● What is required: All of the lines below are to be printed again exactly; images are excluded from the output.

● Information shown:

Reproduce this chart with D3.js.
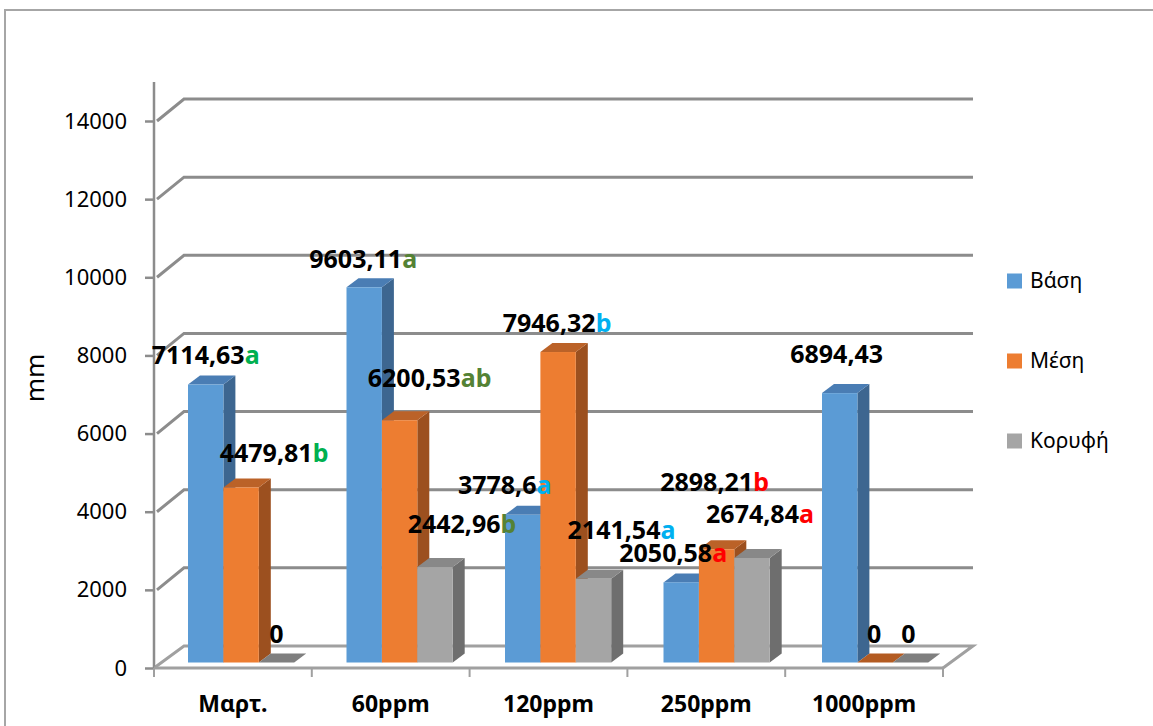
<!DOCTYPE html>
<html>
<head>
<meta charset="utf-8">
<script src="https://cdn.jsdelivr.net/npm/d3@7"></script>
<style>
  html, body { margin: 0; padding: 0; background: #fff; }
  svg { display: block; }
</style>
</head>
<body>
<svg id="chart" width="1153" height="726"></svg>
<script>
// Categories (treatments) and series (position on the plant)
const categories = ["Μαρτ.", "60ppm", "120ppm", "250ppm", "1000ppm"];
const seriesNames = ["Βάση", "Μέση", "Κορυφή"];

// Values in mm per series, in category order
const baseValues = [7114.63, 9603.11, 3778.6, 2050.58, 6894.43];
const midValues  = [4479.81, 6200.53, 7946.32, 2898.21, 0];
const topValues  = [0, 2442.96, 2141.54, 2674.84, 0];

// Significance letters shown after each value
const baseLetters = ["a", "a", "a", "a", ""];
const midLetters  = ["b", "ab", "b", "b", ""];
const topLetters  = ["", "b", "a", "a", ""];

// Letter colour per treatment group
const letterColors = ["#00b050", "#548235", "#00b0f0", "#ff0000", "#000000"];

// Value-axis ticks
const yTicks = [0, 2000, 4000, 6000, 8000, 10000, 12000, 14000];

// Hand placement of each value label relative to its bar: [dx, dy] per series x category
const labelNudge = [
  [[-6, -2], [-7, 0], [-24, -2], [-14, -1], [-9, -11]],
  [[27, -6], [24, -14], [-7, -1], [-8, -39], [-7, -1]],
  [[-6, -1], [21, -15], [22, -21], [2, -16], [-8, -1]]
];

const values = [baseValues, midValues, topValues];
const letters = [baseLetters, midLetters, topLetters];

const faceColors = [
  { front: "#5b9bd5", top: "#4a7db4", side: "#3d6690", flat: "#4a7db4" },
  { front: "#ed7d31", top: "#bb6228", side: "#9c501f", flat: "#b35b22" },
  { front: "#a5a5a5", top: "#888888", side: "#6e6e6e", flat: "#7f7f7f" }
];

const svg = d3.select("#chart");
const FONT = "'Noto Sans', 'Open Sans', sans-serif";

// Plot geometry: front floor edge and the receding depth of the walls
const left = 154, right = 943, depthX = 30, depthY = -22;
const y = d3.scaleLinear().domain([0, 14000]).range([668, 121]);
const xCat = d3.scaleBand().domain(categories).range([left, right]).padding(0);

// Bars sit a little behind the front edge
const barRange = d3.scaleBand().domain(categories).range([left, right + 3.5]).padding(0);
const barStart = 34, barW = 35.4, barDX = 12, barDY = -9, barShiftY = -5.5;
const xSeries = d3.scaleBand().domain(d3.range(3)).range([barStart, barStart + 3 * barW]).padding(0);

// Outer chart frame
svg.append("rect")
  .attr("x", 5).attr("y", 10).attr("width", 1160).attr("height", 730)
  .attr("fill", "none").attr("stroke", "#a6a6a6").attr("stroke-width", 2);

const grid = svg.append("g");
// Back-wall gridlines with their diagonal on the side wall
yTicks.forEach(v => {
  const yy = y(v);
  if (v === 0) return;
  grid.append("path")
    .attr("d", `M${left + 3},${yy} L${left + depthX},${yy + depthY} L${right + depthX},${yy + depthY}`)
    .attr("fill", "none").attr("stroke", "#8c8c8c").attr("stroke-width", 3);
});

// Floor outline
grid.append("path")
  .attr("d", `M${left},${y(0)} L${left + depthX},${y(0) + depthY} L${right + depthX},${y(0) + depthY} L${right},${y(0)}`)
  .attr("fill", "none").attr("stroke", "#a0a0a0").attr("stroke-width", 3);

// Value axis line and ticks
grid.append("line")
  .attr("x1", left).attr("x2", left).attr("y1", 82).attr("y2", y(0) + 1)
  .attr("stroke", "#8c8c8c").attr("stroke-width", 2.5);
const yAxis = d3.axisLeft(y).tickValues(yTicks).tickSize(9).tickFormat(d3.format("d"));
const yAxisG = svg.append("g").attr("transform", `translate(${left},0)`).call(yAxis);
yAxisG.select(".domain").remove();
yAxisG.selectAll(".tick line").attr("stroke", "#8c8c8c").attr("stroke-width", 2.5);
yAxisG.selectAll(".tick text")
  .attr("x", -27).attr("font-family", FONT).attr("font-size", 22).attr("fill", "#000");

// Category axis along the front floor edge
grid.append("line")
  .attr("x1", left).attr("x2", right).attr("y1", y(0)).attr("y2", y(0))
  .attr("stroke", "#a0a0a0").attr("stroke-width", 3);
const xAxis = d3.axisBottom(xCat).tickSize(0).tickPadding(0);
const xAxisG = svg.append("g").attr("transform", `translate(0,${y(0)})`).call(xAxis);
xAxisG.select(".domain").remove();
xAxisG.selectAll(".tick text")
  .attr("y", 44).attr("dy", 0)
  .attr("font-family", FONT).attr("font-size", 23).attr("font-weight", "bold").attr("fill", "#000");
// Boundary ticks between categories
categories.concat([null]).forEach((c, i) => {
  const xx = c === null ? right : xCat(c);
  svg.append("line")
    .attr("x1", xx).attr("x2", xx).attr("y1", y(0)).attr("y2", y(0) + 9)
    .attr("stroke", "#a0a0a0").attr("stroke-width", 2);
});

// Axis title
svg.append("text")
  .attr("transform", "translate(44,378) rotate(-90)")
  .attr("text-anchor", "middle")
  .attr("font-family", FONT).attr("font-size", 26).attr("fill", "#000")
  .text("mm");

// 3-D columns, drawn left to right so nearer faces overlap correctly
const bars = svg.append("g");
categories.forEach((c, ci) => {
  for (let si = 0; si < 3; si++) {
    const v = values[si][ci];
    const x0 = barRange(c) + xSeries(si);
    const x1 = x0 + barW;
    const yb = y(0) + barShiftY;
    const yt = y(v) + barShiftY;
    const col = faceColors[si];
    if (v === 0) {
      bars.append("path")
        .attr("d", `M${x0},${yb} L${x0 + barDX},${yb + barDY} L${x1 + barDX},${yb + barDY} L${x1},${yb} Z`)
        .attr("fill", col.flat);
      continue;
    }
    bars.append("path")
      .attr("d", `M${x1},${yt} L${x1 + barDX},${yt + barDY} L${x1 + barDX},${yb + barDY} L${x1},${yb} Z`)
      .attr("fill", col.side);
    bars.append("path")
      .attr("d", `M${x0},${yt} L${x0 + barDX},${yt + barDY} L${x1 + barDX},${yt + barDY} L${x1},${yt} Z`)
      .attr("fill", col.top);
    bars.append("rect")
      .attr("x", x0).attr("y", yt).attr("width", barW).attr("height", yb - yt)
      .attr("fill", col.front);
  }
});

// Value labels with coloured significance letters
const fmt = v => String(v).replace(".", ",");
const labels = svg.append("g");
categories.forEach((c, ci) => {
  for (let si = 0; si < 3; si++) {
    const v = values[si][ci];
    const x0 = barRange(c) + xSeries(si);
    const cx = x0 + barW / 2 + barDX / 2;
    const topBack = y(v) + barShiftY + barDY;
    const [ndx, ndy] = labelNudge[si][ci];
    const t = labels.append("text")
      .attr("x", cx + ndx).attr("y", topBack - 10 + ndy)
      .attr("text-anchor", "middle")
      .attr("font-family", FONT).attr("font-size", 25).attr("font-weight", "bold")
      .attr("fill", "#000");
    t.append("tspan").text(fmt(v));
    if (letters[si][ci]) {
      t.append("tspan").attr("fill", letterColors[ci]).text(letters[si][ci]);
    }
  }
});

// Legend
const legend = svg.append("g");
seriesNames.forEach((name, i) => {
  const cy = 281 + i * 80;
  legend.append("rect")
    .attr("x", 1007).attr("y", cy - 7.5).attr("width", 15).attr("height", 15)
    .attr("fill", faceColors[i].front);
  legend.append("text")
    .attr("x", 1030).attr("y", cy).attr("dy", "0.35em")
    .attr("font-family", FONT).attr("font-size", 21).attr("fill", "#000")
    .text(name);
});
</script>
</body>
</html>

● Output for this exercise:
Reproduce this chart with D3.js.
<!DOCTYPE html>
<html>
<head>
<meta charset="utf-8">
<script src="https://cdn.jsdelivr.net/npm/d3@7"></script>
<style>
  html, body { margin: 0; padding: 0; background: #fff; }
  svg { display: block; }
</style>
</head>
<body>
<svg id="chart" width="1153" height="726"></svg>
<script>
// Categories (treatments) and series (position on the plant)
const categories = ["Μαρτ.", "60ppm", "120ppm", "250ppm", "1000ppm"];
const seriesNames = ["Βάση", "Μέση", "Κορυφή"];

// Values in mm per series, in category order
const baseValues = [7114.63, 9603.11, 3778.6, 2050.58, 6894.43];
const midValues  = [4479.81, 6200.53, 7946.32, 2898.21, 0];
const topValues  = [0, 2442.96, 2141.54, 2674.84, 0];

// Significance letters shown after each value
const baseLetters = ["a", "a", "a", "a", ""];
const midLetters  = ["b", "ab", "b", "b", ""];
const topLetters  = ["", "b", "a", "a", ""];

// Letter colour per treatment group
const letterColors = ["#00b050", "#548235", "#00b0f0", "#ff0000", "#000000"];

// Value-axis ticks
const yTicks = [0, 2000, 4000, 6000, 8000, 10000, 12000, 14000];

// Hand placement of each value label relative to its bar: [dx, dy] per series x category
const labelNudge = [
  [[-6, -2], [-7, 0], [-24, -2], [-14, -1], [-9, -11]],
  [[27, -6], [24, -14], [-7, -1], [-8, -39], [-7, -1]],
  [[-6, -1], [21, -15], [22, -21], [2, -16], [-8, -1]]
];

const values = [baseValues, midValues, topValues];
const letters = [baseLetters, midLetters, topLetters];

const faceColors = [
  { front: "#5b9bd5", top: "#4a7db4", side: "#3d6690", flat: "#4a7db4" },
  { front: "#ed7d31", top: "#bb6228", side: "#9c501f", flat: "#b35b22" },
  { front: "#a5a5a5", top: "#888888", side: "#6e6e6e", flat: "#7f7f7f" }
];

const svg = d3.select("#chart");
const FONT = "'Noto Sans', 'Open Sans', sans-serif";

// Plot geometry: front floor edge and the receding depth of the walls
const left = 154, right = 943, depthX = 30, depthY = -22;
const y = d3.scaleLinear().domain([0, 14000]).range([668, 121]);
const xCat = d3.scaleBand().domain(categories).range([left, right]).padding(0);

// Bars sit a little behind the front edge
const barRange = d3.scaleBand().domain(categories).range([left, right + 3.5]).padding(0);
const barStart = 34, barW = 35.4, barDX = 12, barDY = -9, barShiftY = -5.5;
const xSeries = d3.scaleBand().domain(d3.range(3)).range([barStart, barStart + 3 * barW]).padding(0);

// Outer chart frame
svg.append("rect")
  .attr("x", 5).attr("y", 10).attr("width", 1160).attr("height", 730)
  .attr("fill", "none").attr("stroke", "#a6a6a6").attr("stroke-width", 2);

const grid = svg.append("g");
// Back-wall gridlines with their diagonal on the side wall
yTicks.forEach(v => {
  const yy = y(v);
  if (v === 0) return;
  grid.append("path")
    .attr("d", `M${left + 3},${yy} L${left + depthX},${yy + depthY} L${right + depthX},${yy + depthY}`)
    .attr("fill", "none").attr("stroke", "#8c8c8c").attr("stroke-width", 3);
});

// Floor outline
grid.append("path")
  .attr("d", `M${left},${y(0)} L${left + depthX},${y(0) + depthY} L${right + depthX},${y(0) + depthY} L${right},${y(0)}`)
  .attr("fill", "none").attr("stroke", "#a0a0a0").attr("stroke-width", 3);

// Value axis line and ticks
grid.append("line")
  .attr("x1", left).attr("x2", left).attr("y1", 82).attr("y2", y(0) + 1)
  .attr("stroke", "#8c8c8c").attr("stroke-width", 2.5);
const yAxis = d3.axisLeft(y).tickValues(yTicks).tickSize(9).tickFormat(d3.format("d"));
const yAxisG = svg.append("g").attr("transform", `translate(${left},0)`).call(yAxis);
yAxisG.select(".domain").remove();
yAxisG.selectAll(".tick line").attr("stroke", "#8c8c8c").attr("stroke-width", 2.5);
yAxisG.selectAll(".tick text")
  .attr("x", -27).attr("font-family", FONT).attr("font-size", 22).attr("fill", "#000");

// Category axis along the front floor edge
grid.append("line")
  .attr("x1", left).attr("x2", right).attr("y1", y(0)).attr("y2", y(0))
  .attr("stroke", "#a0a0a0").attr("stroke-width", 3);
const xAxis = d3.axisBottom(xCat).tickSize(0).tickPadding(0);
const xAxisG = svg.append("g").attr("transform", `translate(0,${y(0)})`).call(xAxis);
xAxisG.select(".domain").remove();
xAxisG.selectAll(".tick text")
  .attr("y", 44).attr("dy", 0)
  .attr("font-family", FONT).attr("font-size", 23).attr("font-weight", "bold").attr("fill", "#000");
// Boundary ticks between categories
categories.concat([null]).forEach((c, i) => {
  const xx = c === null ? right : xCat(c);
  svg.append("line")
    .attr("x1", xx).attr("x2", xx).attr("y1", y(0)).attr("y2", y(0) + 9)
    .attr("stroke", "#a0a0a0").attr("stroke-width", 2);
});

// Axis title
svg.append("text")
  .attr("transform", "translate(44,378) rotate(-90)")
  .attr("text-anchor", "middle")
  .attr("font-family", FONT).attr("font-size", 26).attr("fill", "#000")
  .text("mm");

// 3-D columns, drawn left to right so nearer faces overlap correctly
const bars = svg.append("g");
categories.forEach((c, ci) => {
  for (let si = 0; si < 3; si++) {
    const v = values[si][ci];
    const x0 = barRange(c) + xSeries(si);
    const x1 = x0 + barW;
    const yb = y(0) + barShiftY;
    const yt = y(v) + barShiftY;
    const col = faceColors[si];
    if (v === 0) {
      bars.append("path")
        .attr("d", `M${x0},${yb} L${x0 + barDX},${yb + barDY} L${x1 + barDX},${yb + barDY} L${x1},${yb} Z`)
        .attr("fill", col.flat);
      continue;
    }
    bars.append("path")
      .attr("d", `M${x1},${yt} L${x1 + barDX},${yt + barDY} L${x1 + barDX},${yb + barDY} L${x1},${yb} Z`)
      .attr("fill", col.side);
    bars.append("path")
      .attr("d", `M${x0},${yt} L${x0 + barDX},${yt + barDY} L${x1 + barDX},${yt + barDY} L${x1},${yt} Z`)
      .attr("fill", col.top);
    bars.append("rect")
      .attr("x", x0).attr("y", yt).attr("width", barW).attr("height", yb - yt)
      .attr("fill", col.front);
  }
});

// Value labels with coloured significance letters
const fmt = v => String(v).replace(".", ",");
const labels = svg.append("g");
categories.forEach((c, ci) => {
  for (let si = 0; si < 3; si++) {
    const v = values[si][ci];
    const x0 = barRange(c) + xSeries(si);
    const cx = x0 + barW / 2 + barDX / 2;
    const topBack = y(v) + barShiftY + barDY;
    const [ndx, ndy] = labelNudge[si][ci];
    const t = labels.append("text")
      .attr("x", cx + ndx).attr("y", topBack - 10 + ndy)
      .attr("text-anchor", "middle")
      .attr("font-family", FONT).attr("font-size", 25).attr("font-weight", "bold")
      .attr("fill", "#000");
    t.append("tspan").text(fmt(v));
    if (letters[si][ci]) {
      t.append("tspan").attr("fill", letterColors[ci]).text(letters[si][ci]);
    }
  }
});

// Legend
const legend = svg.append("g");
seriesNames.forEach((name, i) => {
  const cy = 281 + i * 80;
  legend.append("rect")
    .attr("x", 1007).attr("y", cy - 7.5).attr("width", 15).attr("height", 15)
    .attr("fill", faceColors[i].front);
  legend.append("text")
    .attr("x", 1030).attr("y", cy).attr("dy", "0.35em")
    .attr("font-family", FONT).attr("font-size", 21).attr("fill", "#000")
    .text(name);
});
</script>
</body>
</html>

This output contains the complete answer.